Свидетелей эксгибиционизма Жиля де Рэ во время его жизни было немного, в основном, сообщники: Сийе, Бриквиль, Анрие, Пуату, некоторые другие…, однако когда, повешенный, он предстал перед толпой в пламени костра, зажженного палачом, его исповедь и смерть обрели особый исступленный смысл.
Жиль де Рэ — прежде всего трагический, шекспировский герой, которого одна фраза из юридического сочинения, возможно, воскрешает в памяти не менее сильно, чем весь суд. (Эта фраза приведена в тексте, опубликованном под заглавием «Сочинение наследников» стараниями членов семьи Жиля де Рэ, желавших после его смерти доказать, что он бездумно промотал свое состояние: «Всякий знал, что он был известным мотом, не имевшим ни рассудка, ни разумения, ибо рассудок его и в самом деле порою помрачался, он часто уходил ранним утром и в полном одиночестве бродил по улицам, а когда его упрекнули, что это, дескать, нехорошо, он ответил скорее как глупец, как помешанный, нежели как человек разумный».[1]) Впрочем, он сам осознавал свой чудовищный нрав и, по его словам, «родился под таким созвездием, что невозможно было без смущения постичь те беззакония, которые <я> совершал». Один из тех, кто помогал ему в этих ужасных делах, слышал от него, «что нет на земле человека, способного уразуметь его свершений». Но звезды заставляли его действовать именно так…

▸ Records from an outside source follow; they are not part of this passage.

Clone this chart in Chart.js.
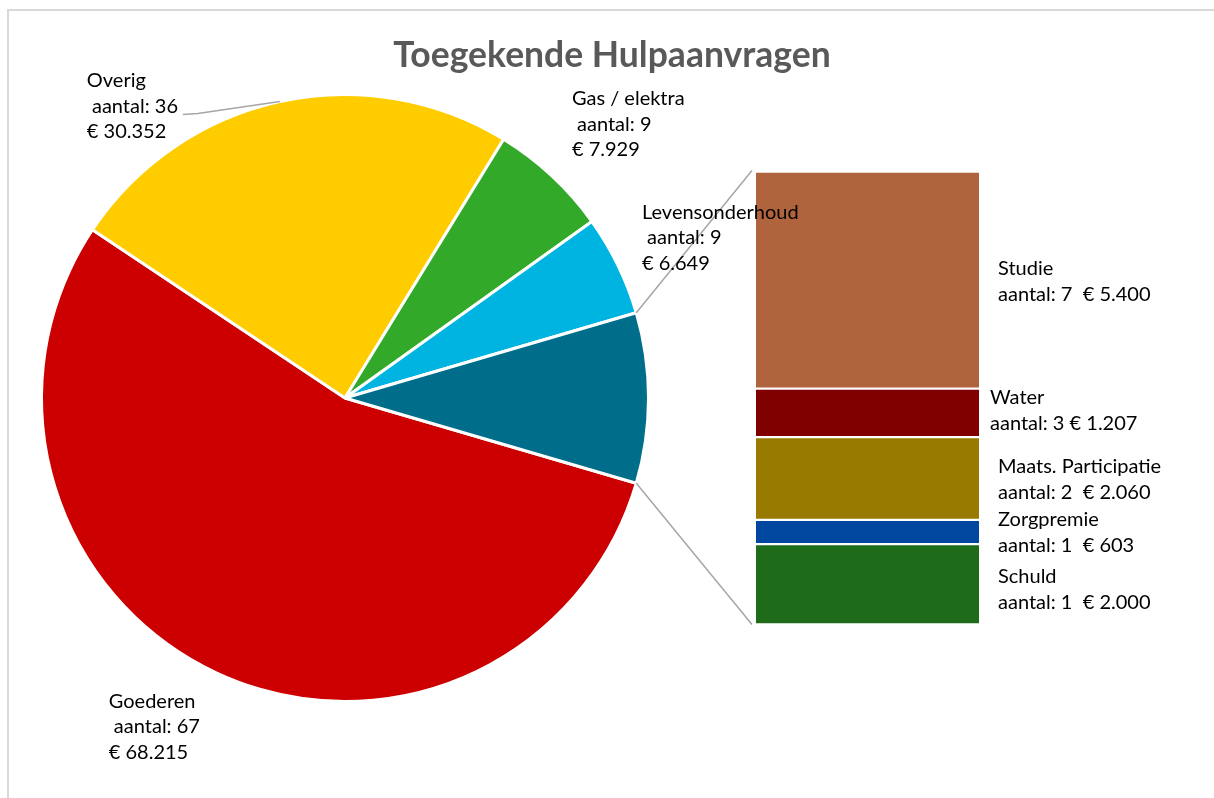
<!doctype html>
<html lang="nl">
<head>
  <meta charset="utf-8">
  <title>Toegekende Hulpaanvragen</title>
  <script src="https://cdn.jsdelivr.net/npm/chart.js"></script>
  <style>
    body { margin: 0; background: #fff; }
    #wrap { position: relative; width: 1214px; height: 798px; }
    #wrap canvas { position: absolute; left: 0; top: 0; }
    #kader {
      position: absolute; left: 7px; top: 9px; right: 0; bottom: 0;
      border-left: 2px solid #d9d9d9; border-top: 2px solid #d9d9d9;
    }
  </style>
</head>
<body>
  <div id="wrap">
    <div id="kader"></div>
    <canvas id="taart" width="1214" height="798"></canvas>
    <canvas id="staaf" width="1214" height="798"></canvas>
  </div>

  <script>
    // gegevens
    var titel = 'Toegekende Hulpaanvragen';
    var taartLabels = ['Goederen', 'Overig', 'Gas / elektra', 'Levensonderhoud'];
    var taartAantal = [67, 36, 9, 9];
    var taartBedrag = [68215, 30352, 7929, 6649];
    var staafLabels = ['Studie', 'Water', 'Maats. Participatie', 'Zorgpremie', 'Schuld'];
    var staafAantal = [7, 3, 2, 1, 1];
    var staafBedrag = [5400, 1207, 2060, 603, 2000];

    var taartKleuren = ['#cc0000', '#ffcc00', '#33a92a', '#00b4e2', '#006d8b'];
    var staafKleuren = ['#af643d', '#800000', '#997a00', '#0047a0', '#1e6b19'];

    var lettertype = 'Lato, "Open Sans", sans-serif';

    function euro(n) {
      return String(n).replace(/\B(?=(\d{3})+(?!\d))/g, '.');
    }
    function som(a) {
      return a.reduce(function (s, v) { return s + v; }, 0);
    }

    var restBedrag = som(staafBedrag);
    var restGraden = restBedrag / (som(taartBedrag) + restBedrag) * 360;

    // label plaatsing t.o.v. rand van de taartpunt / rechterkant van de staaf
    var taartLabelPos = [
      { dx: -108, dy: 28 },
      { dx: -193, dy: -21, lijn: [[-82, 12], [-97, 13]] },
      { dx: 20, dy: -77 },
      { dx: 24, dy: -53 }
    ];
    var staafLabelPos = [
      { dx: 19, dy: 1, sep: '  ' },
      { dx: 11, dy: -2, sep: ' ' },
      { dx: 19, dy: 1.5, sep: '  ' },
      { dx: 19, dy: 1, sep: '  ' },
      { dx: 19, dy: 5.5, sep: '  ' }
    ];

    var taart = new Chart(document.getElementById('taart'), {
      type: 'pie',
      data: {
        labels: taartLabels.concat(['Overige']),
        datasets: [{
          data: taartBedrag.concat([restBedrag]),
          backgroundColor: taartKleuren,
          borderColor: '#ffffff',
          borderWidth: 3,
          hoverOffset: 0
        }]
      },
      options: {
        responsive: false,
        animation: false,
        events: [],
        rotation: 90 + restGraden / 2,
        layout: { padding: { left: 40, top: 93, right: 564, bottom: 95 } },
        plugins: {
          legend: { display: false },
          tooltip: { enabled: false }
        }
      }
    });

    function tekstBlok(ctx, regels, x, y, lh) {
      regels.forEach(function (r, i) {
        ctx.fillText(r, x, y + i * lh + 6.5);
      });
    }

    var annotaties = {
      id: 'annotaties',
      afterDatasetsDraw: function (chart) {
        var ctx = chart.ctx;
        var punten = taart.getDatasetMeta(0).data;
        var staven = chart.data.datasets.map(function (d, i) {
          return chart.getDatasetMeta(i).data[0];
        });
        ctx.save();

        // titel
        ctx.fillStyle = '#595959';
        ctx.font = 'bold 35.5px ' + lettertype;
        ctx.textAlign = 'center';
        ctx.textBaseline = 'alphabetic';
        ctx.fillText(titel, chart.width / 2 + 5, 67);

        // verbindingslijnen tussen taart en staaf
        var rest = punten[punten.length - 1];
        var eerste = staven[0], laatste = staven[staven.length - 1];
        var links = eerste.x - eerste.width / 2 - 4;
        var boven = Math.min(eerste.y, eerste.base);
        var onder = Math.max(laatste.y, laatste.base);
        ctx.strokeStyle = '#a6a6a6';
        ctx.lineWidth = 1.5;
        ctx.beginPath();
        ctx.moveTo(rest.x + Math.cos(rest.startAngle) * rest.outerRadius, rest.y + Math.sin(rest.startAngle) * rest.outerRadius);
        ctx.lineTo(links, boven - 1);
        ctx.moveTo(rest.x + Math.cos(rest.endAngle) * rest.outerRadius, rest.y + Math.sin(rest.endAngle) * rest.outerRadius);
        ctx.lineTo(links, onder);
        ctx.stroke();

        // taartlabels
        ctx.font = '20px ' + lettertype;
        ctx.textAlign = 'left';
        ctx.fillStyle = '#000000';
        taartLabels.forEach(function (l, i) {
          var a = punten[i];
          var hoek = (a.startAngle + a.endAngle) / 2;
          var ex = a.x + Math.cos(hoek) * a.outerRadius;
          var ey = a.y + Math.sin(hoek) * a.outerRadius;
          var p = taartLabelPos[i];
          if (p.lijn) {
            ctx.beginPath();
            ctx.moveTo(ex, ey);
            p.lijn.forEach(function (q) { ctx.lineTo(ex + q[0], ey + q[1]); });
            ctx.stroke();
          }
          tekstBlok(ctx, [l, ' aantal: ' + taartAantal[i], '\u20ac ' + euro(taartBedrag[i])], ex + p.dx, ey + p.dy, 25.5);
        });

        // staaflabels
        staafLabels.forEach(function (l, i) {
          var s = staven[i];
          var midden = (s.y + s.base) / 2;
          var p = staafLabelPos[i];
          var rechts = s.x + s.width / 2;
          tekstBlok(ctx, [l, 'aantal: ' + staafAantal[i] + p.sep + '\u20ac ' + euro(staafBedrag[i])], rechts + p.dx, midden + p.dy - 13, 26);
        });
        ctx.restore();
      }
    };

    var staaf = new Chart(document.getElementById('staaf'), {
      type: 'bar',
      data: {
        labels: [''],
        datasets: staafLabels.map(function (l, i) {
          return {
            label: l,
            data: [staafBedrag[i]],
            backgroundColor: staafKleuren[i],
            borderColor: '#ffffff',
            borderWidth: { top: 1.5, bottom: 1.5, left: 0, right: 0 },
            borderSkipped: false,
            barPercentage: 1,
            categoryPercentage: 1
          };
        })
      },
      options: {
        responsive: false,
        animation: false,
        events: [],
        layout: { padding: { left: 756, right: 235, top: 171.5, bottom: 173.5 } },
        scales: {
          x: { display: false, stacked: true },
          y: { display: false, stacked: true, reverse: true, min: 0, max: restBedrag }
        },
        plugins: {
          legend: { display: false },
          tooltip: { enabled: false }
        }
      },
      plugins: [annotaties]
    });
  </script>
</body>
</html>
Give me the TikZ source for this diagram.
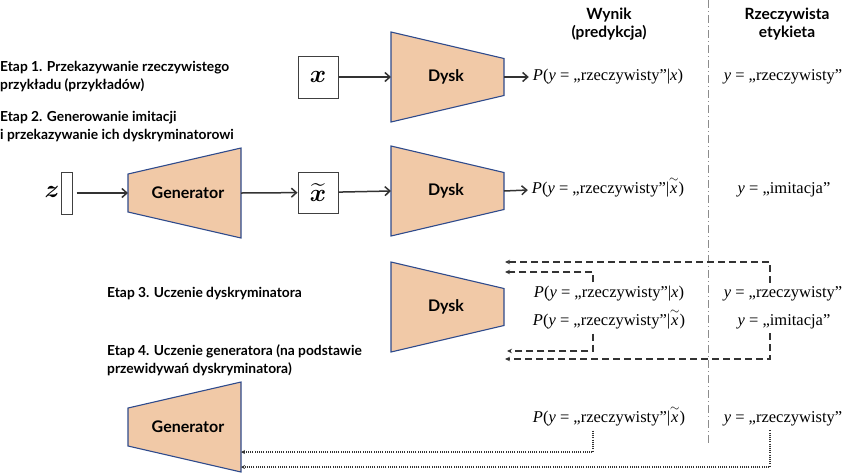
\documentclass[tikz,border=0pt]{standalone}
\usepackage{amsmath}
\usepackage{bm}
\usepackage{fontspec}
\setmainfont{Liberation Serif}
\setsansfont{Lato}
\usetikzlibrary{arrows.meta}
\definecolor{netfill}{HTML}{F1C9A7}
\definecolor{netline}{HTML}{2F4B8C}
\definecolor{arrowgray}{HTML}{333333}
\newcommand\prob[1]{\textit{P}(\textit{y} = „rzeczywisty”|#1)}
\newcommand\fakex{\(\smash{\overset{\sim}{\mbox{\textit{x}}}}\)}

\begin{document}
\begin{tikzpicture}[x=1pt,y=-1pt,
  stage/.style={anchor=west,align=left,inner sep=0pt,font=\sffamily\bfseries\fontsize{13.8}{18}\selectfont},
  head/.style={align=center,font=\sffamily\bfseries\fontsize{15.5}{18}\selectfont},
  netlabel/.style={font=\sffamily\bfseries\fontsize{16}{16}\selectfont},
  net/.style={draw=netline,fill=netfill,line width=1.1pt},
  databox/.style={draw=black!75,line width=1pt,minimum width=40pt,minimum height=42pt,inner sep=0pt,font=\fontsize{24}{24}\selectfont},
  formula/.style={inner sep=4pt,font=\fontsize{16.5}{18}\selectfont},
  flow/.style={draw=arrowgray,line width=1.5pt,-{Straight Barb[length=5pt,width=9pt]}},
  back/.style={draw=arrowgray,line width=1.1pt,dash pattern=on 7pt off 4pt,-{Stealth[length=5pt,width=4.5pt]}},
  dotback/.style={draw=arrowgray,line width=1.1pt,dash pattern=on 1pt off 1.2pt,-{Stealth[length=4pt,width=4pt]}},
  divider/.style={draw=black!45,line width=1pt,dash pattern=on 8pt off 3pt on 1pt off 3pt}]

\useasboundingbox (0,0) rectangle (842,475);

% column headers and divider
\node[head] (wynik) at (609,24) {Wynik\\(predykcja)};
\node[head] (etykieta) at (787,24) {Rzeczywista\\etykieta};
\draw[divider] (708,0) -- (708,443);

% stage captions
\node[stage] (etap1) at (0,77) {Etap 1. Przekazywanie rzeczywistego\\przykładu (przykładów)};
\node[stage] (etap2) at (0,127) {Etap 2. Generowanie imitacji\\i przekazywanie ich dyskryminatorowi};
\node[stage] (etap3) at (107,294) {Etap 3. Uczenie dyskryminatora};
\node[stage] (etap4) at (107,360) {Etap 4. Uczenie generatora (na podstawie\\przewidywań dyskryminatora)};

% discriminators
\foreach \n/\y in {dysk1/77,dysk2/191,dysk3/307}{
  \draw[net] (391,\y-45) -- (504,\y-18.5) -- (504,\y+18.5) -- (391,\y+45) -- cycle;
  \node[netlabel] (\n) at (446,\y) {Dysk};
  \coordinate (\n-in) at (391,\y);
  \coordinate (\n-out) at (504,\y);
}

% generators
\foreach \n/\y in {gen1/193,gen2/427}{
  \draw[net] (128,\y-19) -- (241,\y-45) -- (241,\y+45) -- (128,\y+19) -- cycle;
  \node[netlabel] (\n) at (188,\y) {Generator};
  \coordinate (\n-in) at (128,\y);
  \coordinate (\n-out) at (241,\y);
}

% data
\node[databox] (realx) at (318,77) {\(\bm{x}\)};
\node[databox,minimum height=41pt] (fakex) at (318,192.5) {\(\widetilde{\bm{x}}\)};
\node[draw=black!75,line width=1pt,minimum width=11pt,minimum height=42pt,inner sep=0pt] (noise) at (66.5,193) {};
\node[font=\fontsize{24}{24}\selectfont] (zlab) at (52,192) {\(\bm{z}\)};

% predictions and labels
\node[formula] (pred1) at (608,77) {\prob{\textit{x}}};
\node[formula] (lab1) at (783,77) {\textit{y} = „rzeczywisty”};
\node[formula] (pred2) at (608,190) {\prob{\fakex}};
\node[formula] (lab2) at (784,190) {\textit{y} = „imitacja”};
\node[formula] (pred3a) at (609,294) {\prob{\textit{x}}};
\node[formula] (lab3a) at (783,294) {\textit{y} = „rzeczywisty”};
\node[formula] (pred3b) at (609,322) {\prob{\fakex}};
\node[formula] (lab3b) at (784,322) {\textit{y} = „imitacja”};
\node[formula] (pred4) at (609,419) {\prob{\fakex}};
\node[formula] (lab4) at (783,419) {\textit{y} = „rzeczywisty”};

% forward pass
\draw[flow] (realx) -- (dysk1-in);
\draw[flow] (dysk1-out) -- (pred1.west);
\draw[flow, shorten <=4pt] (noise) -- (gen1-in);
\draw[flow] (gen1-out) -- (fakex);
\draw[flow] (fakex) -- (dysk2-in);
\draw[flow] (dysk2-out) -- (pred2.west);

% feedback
\coordinate (predtap) at (593,0);
\coordinate (labtap) at (770,0);
\coordinate (d3-top1) at (505,272);
\coordinate (d3-top2) at (505,262);
\coordinate (d3-bot1) at (507,351);
\coordinate (d3-bot2) at (505,359);
\coordinate (g4-a) at (241,452);
\coordinate (g4-b) at (241,467);
\draw[back] (pred3a.north -| predtap) |- (d3-top1);
\draw[back] (lab3a.north -| labtap) |- (d3-top2);
\draw[back] (pred3b.south -| predtap) |- (d3-bot1);
\draw[back] (lab3b.south -| labtap) |- (d3-bot2);
\draw[dotback] (pred4.south -| predtap) |- (g4-a);
\draw[dotback] (lab4.south -| labtap) |- (g4-b);
\end{tikzpicture}
\end{document}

По видимому, он окутал собственный образ магическим флером суеверий, чтобы казалось, будто он обладает иным естеством, чем-то сверхъестественным, будто ему сопутствуют Бог и дьявол. Жертва профанного, реального мира, который с самого рождения осыпал его благодеяниями, но в котором он так и не обрел окончательной поддержки, Рэ был убежден, что по первому зову дьявол примчится к нему на помощь. Как в преступлении, так и в твердом, благочестивом смирении он ощущал причастность сакральному миру, который, казалось ему, неизменно должен был оказывать ему поддержку. Дьявол возместит понесенный им ущерб, причиной которого в действительности была его опрометчивость! Но эта апелляция к дьяволу заканчивается для него разорением; она отдала Жиля в руки шарлатанов, эксплуатировавших его легковерие. Трагедия Жиля де Рэ — это трагедия доктора Фауста, но Фауста инфантильного. Этот монстр и в самом деле трепетал перед дьяволом. Последняя надежда преступника, дьявол, не только заставлял его трепетать, он внушал ему благоговейный страх, порою комичный, и вынудил его молить о спасении. Кровавый монстр был малодушен.